■ Problem statement
Your answer is a single number: how many lines hold the word "page"?

■ Data
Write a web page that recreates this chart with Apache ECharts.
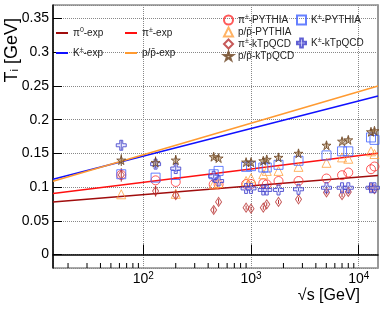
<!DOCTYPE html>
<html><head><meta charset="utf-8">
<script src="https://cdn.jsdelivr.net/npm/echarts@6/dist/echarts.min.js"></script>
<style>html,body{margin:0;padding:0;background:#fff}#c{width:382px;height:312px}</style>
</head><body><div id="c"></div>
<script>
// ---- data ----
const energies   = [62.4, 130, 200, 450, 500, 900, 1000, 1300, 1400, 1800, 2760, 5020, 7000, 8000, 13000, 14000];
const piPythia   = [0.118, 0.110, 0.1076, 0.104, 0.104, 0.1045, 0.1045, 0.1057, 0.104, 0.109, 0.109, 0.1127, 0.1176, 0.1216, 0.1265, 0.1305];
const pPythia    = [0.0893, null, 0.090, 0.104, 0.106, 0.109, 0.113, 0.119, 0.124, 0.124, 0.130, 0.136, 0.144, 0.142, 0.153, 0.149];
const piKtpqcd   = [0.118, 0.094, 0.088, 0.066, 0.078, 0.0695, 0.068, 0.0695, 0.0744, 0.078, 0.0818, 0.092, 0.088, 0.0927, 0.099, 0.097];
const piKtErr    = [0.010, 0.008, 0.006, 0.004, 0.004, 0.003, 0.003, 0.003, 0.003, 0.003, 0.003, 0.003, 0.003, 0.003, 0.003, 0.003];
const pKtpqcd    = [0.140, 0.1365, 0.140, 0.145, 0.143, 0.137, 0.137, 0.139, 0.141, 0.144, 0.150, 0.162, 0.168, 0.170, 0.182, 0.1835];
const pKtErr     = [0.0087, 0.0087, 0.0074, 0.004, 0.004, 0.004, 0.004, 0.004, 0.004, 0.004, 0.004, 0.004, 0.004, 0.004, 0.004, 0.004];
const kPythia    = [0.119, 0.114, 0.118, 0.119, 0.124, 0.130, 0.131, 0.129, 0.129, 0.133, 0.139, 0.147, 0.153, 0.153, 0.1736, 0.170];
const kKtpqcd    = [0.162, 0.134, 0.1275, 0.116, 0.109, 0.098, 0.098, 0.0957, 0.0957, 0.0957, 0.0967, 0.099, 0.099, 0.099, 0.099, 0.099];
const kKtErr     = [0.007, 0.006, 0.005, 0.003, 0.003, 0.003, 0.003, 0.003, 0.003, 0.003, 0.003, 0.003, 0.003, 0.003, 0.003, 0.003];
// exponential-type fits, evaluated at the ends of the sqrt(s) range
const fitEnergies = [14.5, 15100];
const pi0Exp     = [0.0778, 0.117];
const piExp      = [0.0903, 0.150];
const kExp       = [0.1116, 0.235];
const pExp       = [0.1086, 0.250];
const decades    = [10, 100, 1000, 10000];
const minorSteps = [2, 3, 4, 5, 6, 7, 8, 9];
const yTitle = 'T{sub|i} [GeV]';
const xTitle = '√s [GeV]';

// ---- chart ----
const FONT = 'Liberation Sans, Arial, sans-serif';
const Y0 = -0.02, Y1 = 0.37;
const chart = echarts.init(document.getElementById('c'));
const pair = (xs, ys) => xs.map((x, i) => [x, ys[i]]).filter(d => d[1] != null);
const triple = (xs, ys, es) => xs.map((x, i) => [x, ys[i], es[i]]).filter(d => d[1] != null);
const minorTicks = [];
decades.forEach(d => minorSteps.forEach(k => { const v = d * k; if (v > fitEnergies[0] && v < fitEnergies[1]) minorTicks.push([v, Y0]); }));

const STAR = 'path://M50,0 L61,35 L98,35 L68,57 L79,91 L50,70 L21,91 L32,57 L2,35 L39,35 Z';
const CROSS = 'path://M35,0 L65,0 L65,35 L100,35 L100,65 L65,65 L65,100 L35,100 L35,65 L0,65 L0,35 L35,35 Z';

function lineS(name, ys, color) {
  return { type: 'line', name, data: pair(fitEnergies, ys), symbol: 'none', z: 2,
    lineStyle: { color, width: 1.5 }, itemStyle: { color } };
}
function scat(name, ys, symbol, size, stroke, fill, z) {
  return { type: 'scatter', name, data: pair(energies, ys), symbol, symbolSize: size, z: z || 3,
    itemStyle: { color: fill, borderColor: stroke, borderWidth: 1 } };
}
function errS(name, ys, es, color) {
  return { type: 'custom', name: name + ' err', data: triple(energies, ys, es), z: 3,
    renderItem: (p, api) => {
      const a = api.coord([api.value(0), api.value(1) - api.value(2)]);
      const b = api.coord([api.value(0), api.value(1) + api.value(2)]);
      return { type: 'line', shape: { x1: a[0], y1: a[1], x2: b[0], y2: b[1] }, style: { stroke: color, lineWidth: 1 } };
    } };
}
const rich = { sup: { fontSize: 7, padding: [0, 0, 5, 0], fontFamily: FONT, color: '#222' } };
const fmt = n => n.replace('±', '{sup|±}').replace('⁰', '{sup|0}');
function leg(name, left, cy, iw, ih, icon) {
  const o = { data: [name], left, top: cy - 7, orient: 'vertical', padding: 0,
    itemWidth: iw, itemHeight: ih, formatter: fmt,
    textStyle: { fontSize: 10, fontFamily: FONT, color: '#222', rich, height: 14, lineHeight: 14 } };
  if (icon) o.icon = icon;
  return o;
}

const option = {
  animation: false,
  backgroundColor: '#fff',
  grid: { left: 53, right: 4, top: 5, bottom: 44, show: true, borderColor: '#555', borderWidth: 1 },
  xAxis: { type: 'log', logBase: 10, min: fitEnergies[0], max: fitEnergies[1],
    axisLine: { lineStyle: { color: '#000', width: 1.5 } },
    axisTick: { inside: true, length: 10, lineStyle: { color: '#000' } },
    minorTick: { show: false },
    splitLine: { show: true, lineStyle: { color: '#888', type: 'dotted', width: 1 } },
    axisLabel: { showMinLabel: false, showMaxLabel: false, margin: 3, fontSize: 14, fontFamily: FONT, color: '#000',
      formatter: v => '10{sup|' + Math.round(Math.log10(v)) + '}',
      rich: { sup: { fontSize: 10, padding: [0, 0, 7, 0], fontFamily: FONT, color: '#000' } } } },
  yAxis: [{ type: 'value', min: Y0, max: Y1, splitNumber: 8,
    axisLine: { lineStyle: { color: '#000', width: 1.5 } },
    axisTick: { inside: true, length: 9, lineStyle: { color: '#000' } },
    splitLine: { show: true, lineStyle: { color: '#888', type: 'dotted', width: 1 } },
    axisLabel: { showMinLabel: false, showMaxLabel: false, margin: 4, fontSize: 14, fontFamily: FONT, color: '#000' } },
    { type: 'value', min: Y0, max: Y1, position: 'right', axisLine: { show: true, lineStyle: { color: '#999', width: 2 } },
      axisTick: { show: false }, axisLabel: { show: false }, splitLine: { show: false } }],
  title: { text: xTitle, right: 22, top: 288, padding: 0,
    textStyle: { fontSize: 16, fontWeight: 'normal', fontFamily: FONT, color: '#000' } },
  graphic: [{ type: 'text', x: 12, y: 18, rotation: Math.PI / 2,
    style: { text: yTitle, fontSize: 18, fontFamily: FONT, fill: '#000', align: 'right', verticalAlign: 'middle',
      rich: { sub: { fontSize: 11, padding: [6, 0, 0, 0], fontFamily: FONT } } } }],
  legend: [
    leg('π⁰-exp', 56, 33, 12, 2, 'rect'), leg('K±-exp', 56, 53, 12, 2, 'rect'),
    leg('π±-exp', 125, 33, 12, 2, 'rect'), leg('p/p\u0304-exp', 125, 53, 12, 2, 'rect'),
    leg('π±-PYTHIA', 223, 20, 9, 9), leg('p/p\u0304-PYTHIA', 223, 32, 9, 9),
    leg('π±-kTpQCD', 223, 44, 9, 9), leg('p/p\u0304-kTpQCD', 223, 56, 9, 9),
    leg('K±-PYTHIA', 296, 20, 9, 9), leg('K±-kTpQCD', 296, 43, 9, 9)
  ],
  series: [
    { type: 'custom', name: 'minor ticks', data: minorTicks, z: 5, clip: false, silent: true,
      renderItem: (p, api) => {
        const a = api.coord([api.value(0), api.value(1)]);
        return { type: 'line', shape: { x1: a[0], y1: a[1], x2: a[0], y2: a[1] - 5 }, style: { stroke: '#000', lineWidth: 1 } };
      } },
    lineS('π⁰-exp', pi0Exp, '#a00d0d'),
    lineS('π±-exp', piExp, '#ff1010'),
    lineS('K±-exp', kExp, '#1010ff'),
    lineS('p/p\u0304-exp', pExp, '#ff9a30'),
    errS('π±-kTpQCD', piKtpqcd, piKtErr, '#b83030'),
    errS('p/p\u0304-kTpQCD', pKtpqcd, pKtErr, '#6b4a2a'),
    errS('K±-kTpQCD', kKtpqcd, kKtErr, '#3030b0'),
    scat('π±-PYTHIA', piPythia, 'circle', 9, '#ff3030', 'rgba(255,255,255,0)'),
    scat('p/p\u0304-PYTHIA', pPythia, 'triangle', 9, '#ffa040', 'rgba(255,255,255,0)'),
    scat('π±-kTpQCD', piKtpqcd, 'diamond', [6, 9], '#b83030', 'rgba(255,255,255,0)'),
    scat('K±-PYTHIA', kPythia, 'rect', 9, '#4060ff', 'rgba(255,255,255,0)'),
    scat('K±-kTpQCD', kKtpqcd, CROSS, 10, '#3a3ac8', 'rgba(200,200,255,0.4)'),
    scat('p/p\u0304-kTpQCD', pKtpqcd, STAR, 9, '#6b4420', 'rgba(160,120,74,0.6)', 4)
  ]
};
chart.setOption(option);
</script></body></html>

---

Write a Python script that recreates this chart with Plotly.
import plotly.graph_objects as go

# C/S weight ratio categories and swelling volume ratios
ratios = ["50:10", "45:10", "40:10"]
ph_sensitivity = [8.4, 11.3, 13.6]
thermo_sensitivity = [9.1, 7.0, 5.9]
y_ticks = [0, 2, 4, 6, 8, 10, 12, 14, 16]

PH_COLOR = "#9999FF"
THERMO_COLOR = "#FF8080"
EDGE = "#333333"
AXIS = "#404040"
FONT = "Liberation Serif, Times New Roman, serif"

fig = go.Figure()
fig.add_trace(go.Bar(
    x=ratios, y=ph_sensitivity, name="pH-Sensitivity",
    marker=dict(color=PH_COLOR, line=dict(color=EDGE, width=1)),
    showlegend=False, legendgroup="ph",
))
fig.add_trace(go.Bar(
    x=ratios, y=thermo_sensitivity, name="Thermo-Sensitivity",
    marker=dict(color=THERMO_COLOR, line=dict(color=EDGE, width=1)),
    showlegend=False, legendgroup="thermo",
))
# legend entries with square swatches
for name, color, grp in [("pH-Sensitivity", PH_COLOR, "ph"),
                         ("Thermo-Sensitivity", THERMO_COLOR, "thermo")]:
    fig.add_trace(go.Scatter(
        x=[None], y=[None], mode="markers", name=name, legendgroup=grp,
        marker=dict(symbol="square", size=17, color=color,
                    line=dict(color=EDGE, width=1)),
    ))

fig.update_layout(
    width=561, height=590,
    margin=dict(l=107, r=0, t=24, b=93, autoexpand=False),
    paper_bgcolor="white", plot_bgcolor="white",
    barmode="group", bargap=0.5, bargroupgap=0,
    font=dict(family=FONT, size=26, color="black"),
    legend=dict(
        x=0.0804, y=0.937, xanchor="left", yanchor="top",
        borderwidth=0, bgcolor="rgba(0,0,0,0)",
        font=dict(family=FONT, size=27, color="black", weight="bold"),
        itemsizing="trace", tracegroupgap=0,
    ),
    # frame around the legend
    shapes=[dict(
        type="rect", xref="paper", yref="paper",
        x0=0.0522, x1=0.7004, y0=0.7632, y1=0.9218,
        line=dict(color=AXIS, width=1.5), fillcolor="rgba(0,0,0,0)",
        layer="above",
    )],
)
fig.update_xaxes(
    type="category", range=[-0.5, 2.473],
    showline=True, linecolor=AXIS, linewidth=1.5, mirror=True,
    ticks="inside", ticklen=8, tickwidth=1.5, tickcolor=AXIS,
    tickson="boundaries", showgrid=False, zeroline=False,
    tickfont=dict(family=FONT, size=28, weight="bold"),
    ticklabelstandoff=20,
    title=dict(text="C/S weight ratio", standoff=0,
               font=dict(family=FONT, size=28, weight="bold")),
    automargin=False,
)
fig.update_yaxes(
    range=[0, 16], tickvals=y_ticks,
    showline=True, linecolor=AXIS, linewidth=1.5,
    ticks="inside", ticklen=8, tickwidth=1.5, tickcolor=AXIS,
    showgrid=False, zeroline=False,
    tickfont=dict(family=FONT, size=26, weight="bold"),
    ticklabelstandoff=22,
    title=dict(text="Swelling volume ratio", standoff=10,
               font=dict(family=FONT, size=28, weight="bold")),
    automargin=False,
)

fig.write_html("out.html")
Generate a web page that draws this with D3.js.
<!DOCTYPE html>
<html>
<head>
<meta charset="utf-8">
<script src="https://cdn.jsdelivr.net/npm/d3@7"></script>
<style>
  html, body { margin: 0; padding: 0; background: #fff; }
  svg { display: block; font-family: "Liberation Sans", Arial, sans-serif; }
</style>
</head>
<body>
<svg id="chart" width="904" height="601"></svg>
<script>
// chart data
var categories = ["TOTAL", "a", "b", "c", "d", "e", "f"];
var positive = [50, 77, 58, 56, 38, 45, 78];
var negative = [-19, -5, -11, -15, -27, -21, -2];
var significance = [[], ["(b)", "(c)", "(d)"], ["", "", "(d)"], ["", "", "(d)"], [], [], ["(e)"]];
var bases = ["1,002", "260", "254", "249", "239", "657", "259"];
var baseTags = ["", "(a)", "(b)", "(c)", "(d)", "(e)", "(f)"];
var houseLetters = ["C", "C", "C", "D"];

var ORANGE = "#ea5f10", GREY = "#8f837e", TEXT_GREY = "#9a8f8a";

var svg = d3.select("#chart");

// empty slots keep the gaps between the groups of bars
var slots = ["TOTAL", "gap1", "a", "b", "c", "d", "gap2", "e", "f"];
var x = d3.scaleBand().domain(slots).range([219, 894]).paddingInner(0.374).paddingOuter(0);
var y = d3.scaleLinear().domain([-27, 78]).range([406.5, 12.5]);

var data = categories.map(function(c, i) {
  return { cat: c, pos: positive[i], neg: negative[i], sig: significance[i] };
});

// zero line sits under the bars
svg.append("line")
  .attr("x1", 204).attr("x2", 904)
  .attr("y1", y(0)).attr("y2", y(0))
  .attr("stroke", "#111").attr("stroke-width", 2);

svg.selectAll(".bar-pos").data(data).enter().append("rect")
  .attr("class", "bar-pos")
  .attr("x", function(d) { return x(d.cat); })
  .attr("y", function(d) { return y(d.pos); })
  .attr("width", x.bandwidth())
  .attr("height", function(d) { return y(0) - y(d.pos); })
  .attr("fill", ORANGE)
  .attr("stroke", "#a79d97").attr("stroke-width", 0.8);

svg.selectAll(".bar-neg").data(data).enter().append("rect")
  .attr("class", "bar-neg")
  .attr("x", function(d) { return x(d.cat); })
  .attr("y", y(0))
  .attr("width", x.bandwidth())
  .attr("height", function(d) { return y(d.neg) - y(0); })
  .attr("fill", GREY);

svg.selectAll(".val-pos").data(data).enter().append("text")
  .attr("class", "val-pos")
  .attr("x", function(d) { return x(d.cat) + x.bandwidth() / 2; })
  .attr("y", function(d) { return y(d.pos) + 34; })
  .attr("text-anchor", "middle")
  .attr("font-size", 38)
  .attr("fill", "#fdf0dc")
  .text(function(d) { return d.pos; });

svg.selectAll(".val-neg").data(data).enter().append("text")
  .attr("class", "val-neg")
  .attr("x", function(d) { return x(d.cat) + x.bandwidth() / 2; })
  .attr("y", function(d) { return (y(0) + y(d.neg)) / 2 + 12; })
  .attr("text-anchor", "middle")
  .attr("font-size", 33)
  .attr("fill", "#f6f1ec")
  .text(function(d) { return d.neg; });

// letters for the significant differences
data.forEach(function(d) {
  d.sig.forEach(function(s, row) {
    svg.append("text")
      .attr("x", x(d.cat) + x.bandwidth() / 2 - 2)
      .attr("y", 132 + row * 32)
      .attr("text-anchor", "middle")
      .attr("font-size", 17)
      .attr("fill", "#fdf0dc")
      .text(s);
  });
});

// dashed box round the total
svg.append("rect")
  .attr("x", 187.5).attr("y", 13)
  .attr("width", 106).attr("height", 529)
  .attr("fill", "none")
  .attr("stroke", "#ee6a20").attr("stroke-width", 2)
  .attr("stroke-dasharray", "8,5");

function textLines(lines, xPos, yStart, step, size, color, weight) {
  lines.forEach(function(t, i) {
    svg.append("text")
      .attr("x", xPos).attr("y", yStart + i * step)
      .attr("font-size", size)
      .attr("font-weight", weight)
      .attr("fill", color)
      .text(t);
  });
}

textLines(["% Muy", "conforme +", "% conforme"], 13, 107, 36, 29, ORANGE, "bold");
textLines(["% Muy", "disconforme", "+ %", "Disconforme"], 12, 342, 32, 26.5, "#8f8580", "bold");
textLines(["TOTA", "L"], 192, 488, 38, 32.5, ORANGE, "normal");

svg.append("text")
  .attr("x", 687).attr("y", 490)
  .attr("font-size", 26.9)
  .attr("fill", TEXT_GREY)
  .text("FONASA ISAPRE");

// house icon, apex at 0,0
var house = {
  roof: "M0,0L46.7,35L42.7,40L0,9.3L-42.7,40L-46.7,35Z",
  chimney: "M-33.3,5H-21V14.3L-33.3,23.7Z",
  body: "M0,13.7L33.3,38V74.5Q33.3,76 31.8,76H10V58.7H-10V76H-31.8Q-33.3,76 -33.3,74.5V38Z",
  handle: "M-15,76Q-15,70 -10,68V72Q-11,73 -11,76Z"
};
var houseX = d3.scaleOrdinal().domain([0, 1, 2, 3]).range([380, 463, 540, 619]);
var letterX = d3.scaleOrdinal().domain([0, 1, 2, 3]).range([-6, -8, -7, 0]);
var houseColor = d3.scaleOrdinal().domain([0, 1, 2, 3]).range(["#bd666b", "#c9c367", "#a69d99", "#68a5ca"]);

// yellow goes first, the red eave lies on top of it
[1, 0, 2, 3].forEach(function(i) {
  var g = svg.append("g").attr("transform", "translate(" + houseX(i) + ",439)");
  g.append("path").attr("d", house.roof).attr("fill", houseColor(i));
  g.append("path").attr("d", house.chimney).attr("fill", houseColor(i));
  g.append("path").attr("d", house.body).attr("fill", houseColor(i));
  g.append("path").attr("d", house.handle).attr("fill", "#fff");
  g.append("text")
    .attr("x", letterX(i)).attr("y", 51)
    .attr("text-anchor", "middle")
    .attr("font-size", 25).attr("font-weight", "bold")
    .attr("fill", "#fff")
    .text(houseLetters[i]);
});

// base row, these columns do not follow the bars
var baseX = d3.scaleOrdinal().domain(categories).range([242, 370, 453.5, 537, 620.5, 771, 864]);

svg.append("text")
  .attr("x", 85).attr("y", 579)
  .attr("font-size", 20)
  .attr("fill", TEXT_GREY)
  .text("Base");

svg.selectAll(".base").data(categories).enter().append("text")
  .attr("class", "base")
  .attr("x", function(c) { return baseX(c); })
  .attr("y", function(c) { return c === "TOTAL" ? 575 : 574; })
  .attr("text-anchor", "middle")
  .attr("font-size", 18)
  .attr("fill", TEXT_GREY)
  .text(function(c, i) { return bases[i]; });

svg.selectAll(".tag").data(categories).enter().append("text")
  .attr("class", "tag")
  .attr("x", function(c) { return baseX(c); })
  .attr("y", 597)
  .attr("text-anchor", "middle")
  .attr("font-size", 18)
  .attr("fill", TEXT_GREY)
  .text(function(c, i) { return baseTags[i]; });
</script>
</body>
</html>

■ Solution to this problem
2